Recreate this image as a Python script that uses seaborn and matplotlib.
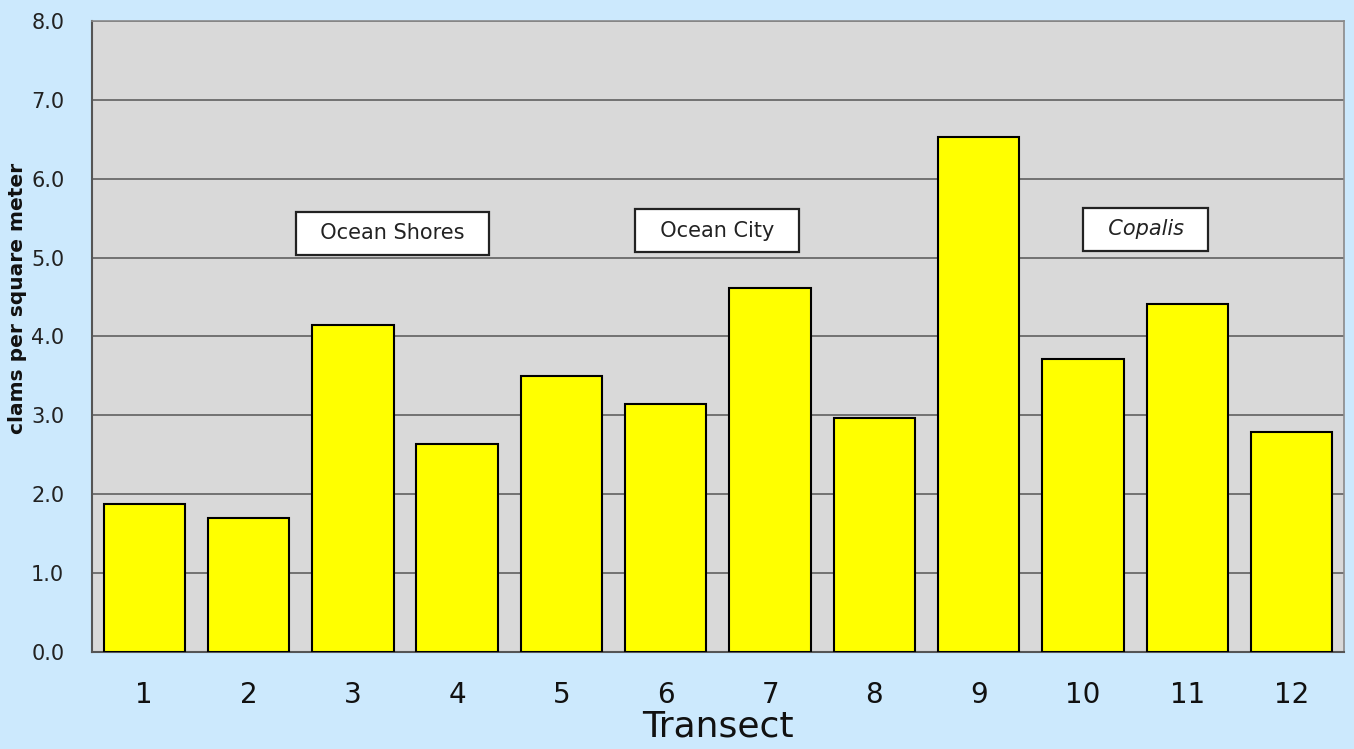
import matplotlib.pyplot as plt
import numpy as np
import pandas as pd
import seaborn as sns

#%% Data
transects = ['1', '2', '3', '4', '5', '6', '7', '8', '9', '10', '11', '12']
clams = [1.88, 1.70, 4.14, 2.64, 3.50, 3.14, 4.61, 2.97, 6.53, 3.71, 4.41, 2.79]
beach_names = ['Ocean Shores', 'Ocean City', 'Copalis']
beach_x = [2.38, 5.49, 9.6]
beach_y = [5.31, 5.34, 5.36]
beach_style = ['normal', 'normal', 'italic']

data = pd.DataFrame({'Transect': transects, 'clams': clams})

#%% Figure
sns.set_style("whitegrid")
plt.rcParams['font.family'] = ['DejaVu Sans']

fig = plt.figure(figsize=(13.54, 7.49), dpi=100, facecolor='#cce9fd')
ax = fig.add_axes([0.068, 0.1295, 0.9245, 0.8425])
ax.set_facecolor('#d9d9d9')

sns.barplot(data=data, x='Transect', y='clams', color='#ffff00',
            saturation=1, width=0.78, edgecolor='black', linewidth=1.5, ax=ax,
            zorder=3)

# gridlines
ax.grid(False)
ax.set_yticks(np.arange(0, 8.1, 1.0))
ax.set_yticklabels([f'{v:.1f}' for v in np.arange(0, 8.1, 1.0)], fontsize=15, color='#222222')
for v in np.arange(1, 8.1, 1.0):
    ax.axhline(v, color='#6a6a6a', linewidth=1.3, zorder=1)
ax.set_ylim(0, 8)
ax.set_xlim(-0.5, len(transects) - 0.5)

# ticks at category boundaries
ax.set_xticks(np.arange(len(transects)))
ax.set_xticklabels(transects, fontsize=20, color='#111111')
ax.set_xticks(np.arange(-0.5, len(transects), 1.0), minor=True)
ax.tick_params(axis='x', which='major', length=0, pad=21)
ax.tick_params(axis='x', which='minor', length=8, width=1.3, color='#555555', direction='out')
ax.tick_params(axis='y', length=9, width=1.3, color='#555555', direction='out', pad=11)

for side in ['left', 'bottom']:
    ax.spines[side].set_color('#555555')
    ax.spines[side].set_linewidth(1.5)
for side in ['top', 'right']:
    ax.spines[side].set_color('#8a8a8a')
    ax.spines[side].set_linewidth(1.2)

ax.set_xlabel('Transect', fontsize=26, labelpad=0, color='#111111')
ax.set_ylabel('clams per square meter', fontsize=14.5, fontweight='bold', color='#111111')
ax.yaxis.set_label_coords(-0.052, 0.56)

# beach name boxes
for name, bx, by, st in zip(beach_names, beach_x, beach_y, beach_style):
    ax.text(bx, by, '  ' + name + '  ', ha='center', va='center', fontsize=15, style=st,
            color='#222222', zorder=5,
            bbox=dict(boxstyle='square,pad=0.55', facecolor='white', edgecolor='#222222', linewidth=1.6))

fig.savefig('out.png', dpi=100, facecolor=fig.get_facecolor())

▶ **What you have to do**
Without the pictures, please reproduce each line of the listing above exactly, from the first one through the line bearing "beach_style = ['normal', 'normal', 'italic']".

▶ **Answer to the problem**
Recreate this image as a Python script that uses seaborn and matplotlib.
import matplotlib.pyplot as plt
import numpy as np
import pandas as pd
import seaborn as sns

#%% Data
transects = ['1', '2', '3', '4', '5', '6', '7', '8', '9', '10', '11', '12']
clams = [1.88, 1.70, 4.14, 2.64, 3.50, 3.14, 4.61, 2.97, 6.53, 3.71, 4.41, 2.79]
beach_names = ['Ocean Shores', 'Ocean City', 'Copalis']
beach_x = [2.38, 5.49, 9.6]
beach_y = [5.31, 5.34, 5.36]
beach_style = ['normal', 'normal', 'italic']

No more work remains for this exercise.